10/10
Alison Skipworth & W. C. Fields In Comedy Caper
25 August 2001
Sometimes it takes a crook to catch a crook. Thus enter TILLIE AND GUS Winterbottom, charlatans both, come to the rescue of their niece who's been cheated out of her inheritance by a shyster lawyer.

Alison Skipworth & W. C. Fields are a wonderful team in this little comedy, full of slapstick and verbal wisecracks. Eventually partnered in three films at Paramount - IF I HAD A MILLION (1932); TILLIE AND GUS (1933); SIX OF A KIND (1934); their characters only appeared together for a few seconds at the banquet climax of ALICE IN WONDERLAND (1933) - they played off each other beautifully. Theirs is one of the great unsung comedic duos in screen history.

Fields is terrific, as always. His two great scenes - the poker game & the paint mixing debacle - are played with great aplomb. Watching him handily defeat lesser crooks than himself is a real treat, whether it's the three cardsharps or the sour old lawyer. Never deigning to smarten up a chump, he is surprisingly warm with Baby LeRoy, in their first screen encounter. Always fascinating, never dull, W. C. Fields is secure in his place as the American cinema's greatest curmudgeon.

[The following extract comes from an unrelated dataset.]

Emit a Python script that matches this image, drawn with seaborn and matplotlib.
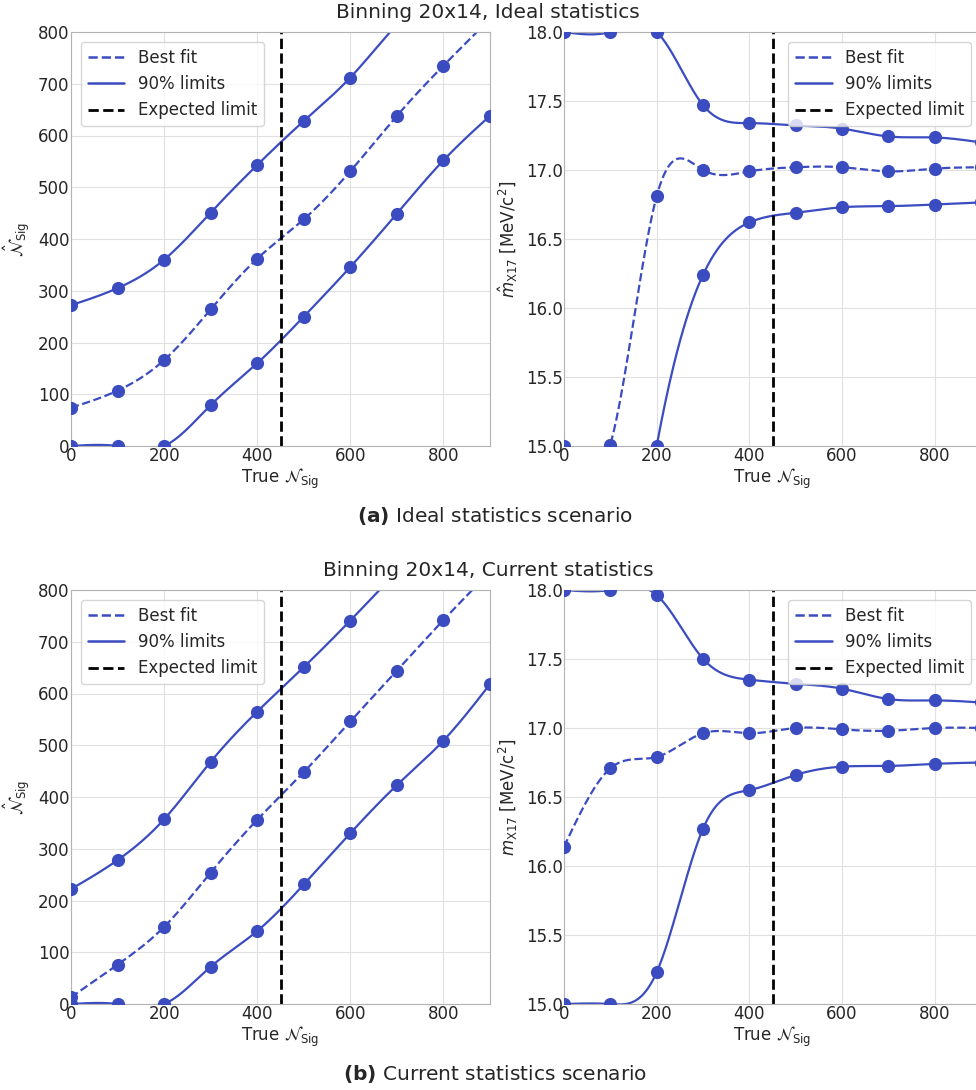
import numpy as np
import pandas as pd
import matplotlib
matplotlib.use("Agg")
import matplotlib.pyplot as plt
from matplotlib.lines import Line2D
import seaborn as sns

# ---------------- data ----------------
true_n = [0, 100, 200, 300, 400, 500, 600, 700, 800, 900]

# Ideal statistics, N_sig
ideal_n_best = [74, 107, 166, 264, 362, 438, 531, 638, 735, 825]
ideal_n_up = [272, 305, 360, 451, 543, 628, 712, 815, 905, 995]
ideal_n_low = [0, 0, 0, 79, 160, 250, 346, 449, 552, 638]

# Ideal statistics, m_X17 (lower limits at 0 and 100 lie below the shown range)
ideal_m_best = [15.0, 15.01, 16.81, 17.0, 16.99, 17.02, 17.02, 16.99, 17.01, 17.02]
ideal_m_up = [18.0, 18.0, 18.0, 17.47, 17.34, 17.323, 17.30, 17.243, 17.236, 17.20]
ideal_m_low = [14.2, 13.4, 15.0, 16.24, 16.62, 16.69, 16.73, 16.738, 16.75, 16.765]

# Current statistics, N_sig
cur_n_best = [13, 76, 149, 254, 356, 448, 546, 644, 742, 835]
cur_n_up = [222, 278, 357, 468, 565, 651, 741, 835, 925, 1015]
cur_n_low = [0, 0, 0, 72, 141, 231, 330, 423, 509, 618]

# Current statistics, m_X17
cur_m_best = [16.14, 16.708, 16.79, 16.962, 16.962, 17.0, 16.99, 16.98, 17.0, 17.0]
cur_m_up = [18.0, 18.0, 17.963, 17.502, 17.35, 17.32, 17.285, 17.21, 17.20, 17.185]
cur_m_low = [15.0, 15.0, 15.23, 16.27, 16.55, 16.66, 16.72, 16.725, 16.74, 16.75]

expected_limit = 450

row_titles = ["Binning 20x14, Ideal statistics", "Binning 20x14, Current statistics"]
captions = [r"$\mathbf{(a)}$ Ideal statistics scenario",
            r"$\mathbf{(b)}$ Current statistics scenario"]
xlabel = r"True $\mathcal{N}_{\mathrm{Sig}}$"
ylabel_n = r"$\hat{\mathcal{N}}_{\mathrm{Sig}}$"
ylabels_m = [r"$\hat{m}_{\mathrm{X17}}$ [MeV/c$^2$]", r"$m_{\mathrm{X17}}$ [MeV/c$^2$]"]
legend_labels = ["Best fit", "90% limits", "Expected limit"]

BLUE = "#3b4cc0"


def natural_spline(x, y, n=400):
    x = np.asarray(x, float)
    y = np.asarray(y, float)
    k = len(x)
    h = np.diff(x)
    A = np.zeros((k, k))
    b = np.zeros(k)
    A[0, 0] = 1
    A[-1, -1] = 1
    for i in range(1, k - 1):
        A[i, i - 1] = h[i - 1]
        A[i, i] = 2 * (h[i - 1] + h[i])
        A[i, i + 1] = h[i]
        b[i] = 3 * ((y[i + 1] - y[i]) / h[i] - (y[i] - y[i - 1]) / h[i - 1])
    c = np.linalg.solve(A, b)
    xs = np.linspace(x[0], x[-1], n)
    idx = np.clip(np.searchsorted(x, xs, side="right") - 1, 0, k - 2)
    dx = xs - x[idx]
    bb = (y[idx + 1] - y[idx]) / h[idx] - h[idx] * (2 * c[idx] + c[idx + 1]) / 3
    dd = (c[idx + 1] - c[idx]) / (3 * h[idx])
    ys = y[idx] + bb * dx + c[idx] * dx ** 2 + dd * dx ** 3
    return xs, ys


sns.set_style("whitegrid", {"axes.edgecolor": "0.7", "grid.color": "0.88"})
plt.rcParams["font.family"] = ["DejaVu Sans"]
plt.rcParams["mathtext.fontset"] = "dejavusans"

W, H = 976, 1090
fig = plt.figure(figsize=(W / 100, H / 100), dpi=100)


def draw(ax, best, up, low, ylim, yticks, ylabel, legend_loc):
    for series, ls in ((best, "--"), (up, "-"), (low, "-")):
        xs, ys = natural_spline(true_n, series)
        sns.lineplot(x=xs, y=ys, ax=ax, color=BLUE, lw=1.6, linestyle=ls,
                     sort=False, estimator=None)
        sns.scatterplot(x=true_n, y=series, ax=ax, color=BLUE, s=90,
                        edgecolor=BLUE, linewidth=0, zorder=3)
    ax.axvline(expected_limit, color="black", ls="--", lw=2)
    ax.set_xlim(0, 900)
    ax.set_ylim(*ylim)
    ax.set_xticks([0, 200, 400, 600, 800])
    ax.set_yticks(yticks)
    ax.tick_params(labelsize=12, pad=1, length=0)
    ax.set_xlabel(xlabel, fontsize=12, labelpad=1)
    ax.set_ylabel(ylabel, fontsize=12, labelpad=4)
    handles = [Line2D([], [], color=BLUE, ls="--", lw=1.8),
               Line2D([], [], color=BLUE, ls="-", lw=1.8),
               Line2D([], [], color="black", ls="--", lw=2)]
    ax.legend(handles, legend_labels, loc=legend_loc, fontsize=12,
              frameon=True, handlelength=2.2, borderaxespad=0.6)


rows = [
    (ideal_n_best, ideal_n_up, ideal_n_low, ideal_m_best, ideal_m_up, ideal_m_low),
    (cur_n_best, cur_n_up, cur_n_low, cur_m_best, cur_m_up, cur_m_low),
]
tops = [32, 590]
for r, (nb, nu, nl, mb, mu, ml) in enumerate(rows):
    top = tops[r]
    h = 414
    bottom = 1 - (top + h) / H
    axL = fig.add_axes([71 / W, bottom, 419 / W, h / H])
    axR = fig.add_axes([564 / W, bottom, 417 / W, h / H])
    draw(axL, nb, nu, nl, (0, 800), np.arange(0, 801, 100), ylabel_n, "upper left")
    draw(axR, mb, mu, ml, (15, 18), np.arange(15, 18.01, 0.5), ylabels_m[r], "upper right")
    axR.yaxis.set_major_formatter(matplotlib.ticker.FormatStrFormatter("%.1f"))
    fig.text(488 / W, 1 - (top - 20) / H, row_titles[r], ha="center", va="center", fontsize=14.5)
    fig.text(495 / W, 1 - (top + h + 70) / H, captions[r], ha="center", va="center", fontsize=14.5)

fig.savefig("out.png", dpi=100)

The formidably talented Skipworth (1863-1952), English born & bred, usually played comic, cultured ladies. Seventeen years older than Fields (unlike Tillie Winterbottom, she was not born in 1881), she was 70 the year she made TILLIE AND GUS. With her massive presence and clarion voice, she was an agile match for Fields' well known scene stealing techniques. Easily the most significant of all his movie matrons, it is unfortunate that today she is remembered primarily for her films with Fields, and not for the rest of her splendid work.

Julie Bishop & Phillip Trent do nicely as the young couple. Since they are already wed & with baby when the film commences there are no unnecessary romantic complications for the plot to deal with. Old Clarence Wilson once again does very well as an acid tongued villain. George Barbier is quaintly befuddled as the rival boat captain. And in his one scene as a harassed judge, Edgar Kennedy runs his hilarious slow burn around the block one more time.

The ferry boat race with which the film climaxes - the Fairy Queen versus the Keystone - is well produced, with elements of hilarity & suspense equally mixed into the sequence.

Before TILLIE AND GUS, W. C. Fields had already appeared in five talking full-length films, but always as one of the featured players. With this picture, the Paramount bosses felt he was at last ready to co-star in a movie, although he & Alison Skipworth still receive below the title billing. After a few more films Fields would begin to solo star in a series of comedy classics.